October 06, 2007
Key Issues Covered at the 4th E-Discovery Conference
I just got back from presenting at the IQPC 4th E-Discovery Conference in Jersey City on the Hudson, a stone's throw from Manhattan. It was a very focused conference on e-discovery issues, strategies, and updates, with the majority of attendees from corporations. In speaking with attendees and service providers there, it's quite apparent that companies are in various stages of litigation readiness with respect to ESI and the new rules. Many are struggling with the massive amount of data sitting in numerous silos, and how to best train their employees in better practices (appropriate e-mail content, retention practices, etc.).
Several presentations provided a number of informative case updates and brought them to life. Perhaps one of the most telling was the effect of the Rambus "shred days" on their patent litigation strategy. Let's face it, some document retention programs may not be so much about retention as they are about destruction. Of course, who wants to admit in a deposition they have a document destruction program. Just ask Rambus. Instead, companies have a document "retention" program. Myself, I prefer to call it ILM (Information Lifecycle Management), which takes into account its dual nature -- keeping the documents you need, and retiring the documents you don't (both paper and electronic), all according to pre-defined schedules and categorization so it's performed appropriately.
Also discussed was the potentially negative effect of labeling e-mails and documents with "attorney work product". While the work product label can provide significant protection, it's a dual-edged sword and needs to be used carefully. By it's very nature, its use infers the attorney was anticipating litigation at the time s/he applied it to the e-mail or document. As such, it would also likely trigger the responsibility to begin preservation efforts across the enterprise to avoid spoliation claims, sanctions, and other adverse results later. When companies routinely apply "attorney work product" to protect communications, they may have inadvertently knocked over the first domino in a much larger preservation and discovery imbroglio.
The value of protecting those communications via "work product" could be negated by the larger costs of preservation noncompliance. This is not a new problem, as this ISBA article suggests from 2004: "The legal counsel of a corporation should consider the dangers associated with writing work product on communications and other documents by weighing the actual benefit received in the form of potential protection from discovery, with the potential danger of triggering an unanticipated date by which evidence may have to be preserved." The new rules and subsequent cases have helped in raising our collective consciousness on the issue. When in doubt, it was suggested at the recent IQPC conference to use "attorney client privilege" instead.
It's clear to me that most companies still need significant assistance in navigating the discovery minefield. There aren't any silver bullet solutions, and there are significant judgment calls to be made. Thus I believe the best approach involves a combination of knowing what you have (for better or worse, but don't ignore it -- what you don't know can hurt you), providing consistent processes, procedures, and systems that make it easier for employees to manage their growing data, and educating/training them on how to do so appropriately.

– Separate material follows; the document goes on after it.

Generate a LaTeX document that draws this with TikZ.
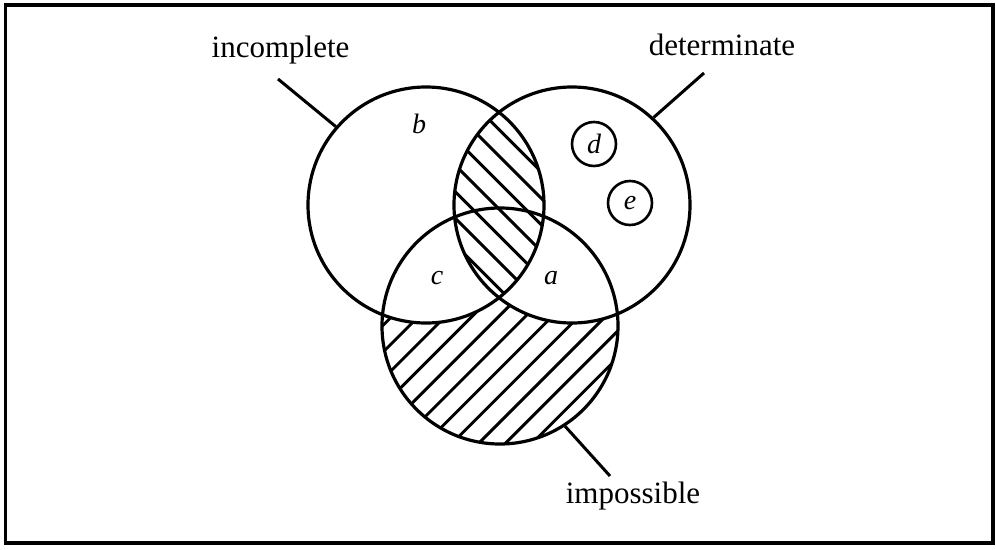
\documentclass[tikz,border=0pt]{standalone}
\usepackage{fontspec}
\setmainfont{Liberation Serif}
\begin{document}
\begin{tikzpicture}[x=1pt, y=-1pt,
  setc/.style  = {draw, circle, line width=3.2pt, inner sep=0pt, minimum size=236pt},
  elem/.style  = {draw, circle, line width=2.6pt, inner sep=0pt, minimum size=44pt,
                  font=\fontsize{28}{32}\selectfont\itshape},
  hatch/.style = {line width=2.9pt},
  lead/.style  = {line width=3pt},
  setname/.style = {font=\fontsize{31}{36}\selectfont, anchor=base},
  region/.style  = {font=\fontsize{28}{32}\selectfont\itshape},
]
\useasboundingbox (0,0) rectangle (996,549);

% centres of the three sets
\coordinate (ci) at (426,205);
\coordinate (cd) at (572,205);
\coordinate (cp) at (500,326);

% impossible, outside the other two: hatched
\begin{scope}
  \clip (cp) circle[radius=118pt];
  \foreach \s in {655,681.7,...,1010}
    \draw[hatch] (\s-460,460) -- (\s-190,190);
\end{scope}
\fill[white] (ci) circle[radius=118pt];
\fill[white] (cd) circle[radius=118pt];

% incomplete and determinate: hatched
\begin{scope}
  \clip (ci) circle[radius=118pt];
  \clip (cd) circle[radius=118pt];
  \foreach \t in {-422.5,-396,...,-160}
    \draw[hatch] (400,400+\t) -- (600,600+\t);
\end{scope}

\node[setc] (incomplete) at (ci) {};
\node[setc] (determinate) at (cd) {};
\node[setc] (impossible) at (cp) {};

\node[elem] (d) at (594,144) {d};
\node[elem] (e) at (630,203) {e};

\node[region] (b) at (419,124) {b};
\node[region] (c) at (437,278) {c};
\node[region] (a) at (551,278) {a};

% labels and leaders
\node[setname] (incl) at (280.5,57) {incomplete};
\node[setname] (detl) at (722,55) {determinate};
\node[setname] (impl) at (633,503) {impossible};
\coordinate (incend) at (278,79);
\coordinate (detend) at (704,73);
\coordinate (impend) at (610,476);
\draw[lead] (incomplete.139) -- (incend);
\draw[lead] (determinate.47) -- (detend);
\draw[lead] (impossible.303) -- (impend);

% frame
\draw[line width=3.2pt] (5.5,5) rectangle (993,543);
\end{tikzpicture}
\end{document}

As we discussed on my panel regarding training issues, however, there is an inherent conflict for most employees: Many want and/or need to retain e-mails and other data for their own benefit. Reasons range from simple work-related needs (e.g. referring to past e-mails, documents, etc. for informational and project-related reasons) to keeping them as the basis for justifying their actions or decisions should they be called into question later. Until companies provide a better way to reconcile these conflicting needs and goals, and more intuitive methods to manage e-mail and unstructured data such as file shares, they will continue to experience these issues.
There were many other sessions on e-discovery issues, including preservation and collection, foreign language challenges, cost management, document review, and more. Although it will take time for companies to more fully address these issues, it's a good sign to see some corporate law departments actively interested in how to get there.
[Update 10/13/07: Ari Kaplan just published his favorable impression of the conference on Law.com. He too liked the intimacy of a smaller, focused conference. He also has some interesting comments on the presentation regarding sourcing trends, and another on automated review. Given that attorney review is likely the most expensive part of e-discovery, automated review is generating a fair amount of buzz.]
[Please Note: This posting shall not be construed as legal advice by the author. It is merely an educational tool suggesting possible points-to-ponder and in no way constitutes legal advice or the author's legal position on these issues.]